La crise sociale et économique qui traverse Haïti, le pays le plus pauvre d'Amérique, associée à un scandale de corruption impliquant plusieurs politiciens et grands patrons, a provoqué des mobilisations qui se poursuivent depuis le 7 février.
Bien que ce soit l’opposition parlementaire qui ait appelé à manifester le 7 février, la révolte en cours lui échappe largement. Les jours suivants les manifestations se sont multipliées à Port-au-Prince mais aussi dans toutes les principales villes.
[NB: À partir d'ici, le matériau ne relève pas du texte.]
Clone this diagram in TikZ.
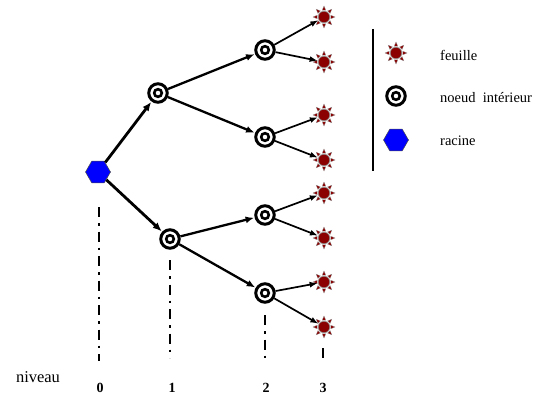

Les activités du pays sont paralysées : blocages sur les routes, barricades dans les rues, alors qu’une grande partie des écoles, des administrations, des banques, des commerces ou des stations de carburants restent fermées.
Revendications sociales et émeutes de la faim
Les scènes de pillages se multiplient. Les manifestations se transforment en émeutes de la faim. Les confrontations entre les forces de l’ordre et la jeunesse des classes populaires, ont été violentes. La police utilise des grenades lacrymogènes et tire à balles réelles.
Sept personnes sont mortes dans des affrontements, abattues par la police, alors que le président Jovenel Moïse - au pouvoir depuis deux ans - reste muré dans le silence. La colère populaire se cristallise autour de sa personne, notamment parce que l’inflation dépasse les 15 % depuis le début de son mandat. Haïti est plongé dans profonde une crise politique et les manifestants exigent la démission du président haïtien.
Un manifestant, cité par l’AFP, explique qu’« un gouvernement qui ne peut pas donner de la nourriture et de l’eau à son peuple doit démissionner ». « Il faut aussi que la bourgeoisie se décide à ne plus accaparer toutes les richesses car nous, nous sommes plus nombreux du côté des quartiers populaires », poursuit-il.
Deux milliards détournés
C’est la publication d’un rapport de la Cour supérieure des comptes, fin janvier, qui a mis le feu aux poudres. Celui-ci révèle le possible détournement de deux milliards de dollars du fonds Petrocaraïbe, le programme d’aide au développement offert à Haïti par le Venezuela depuis 2008. Le rapport épingle le président lui-même en sa qualité d’ancien patron de la société Agritans ainsi qu’une quinzaine d’anciens ministres et de hauts fonctionnaires.
Plus de 30 ans après la chute de la dictature des Duvalier, une large partie de la population d’Haïti n’a toujours pas de quoi vivre décemment : près de 60 % des 11 millions d’haïtiens vivent sous le seuil de pauvreté c’est-à-dire avec moins de 2,41 dollars par jour et près de 25 % survivent avec moins de 1,23 dollar par jour. Et la population pauvre subit la corruption d’un gouvernement au service d’une classe de riche et de grands patrons qui vit sur le dos de la majorité.
« La barbarie n’est pas seulement un risque pour l’avenir, c’est dores et déjà une réalité pour la majeure partie de l’humanité » écrivions-nous l’année dernière. A Haïti comme à l’échelle planétaire, il n’y aura pas d’avenir sans renverser le capitalisme.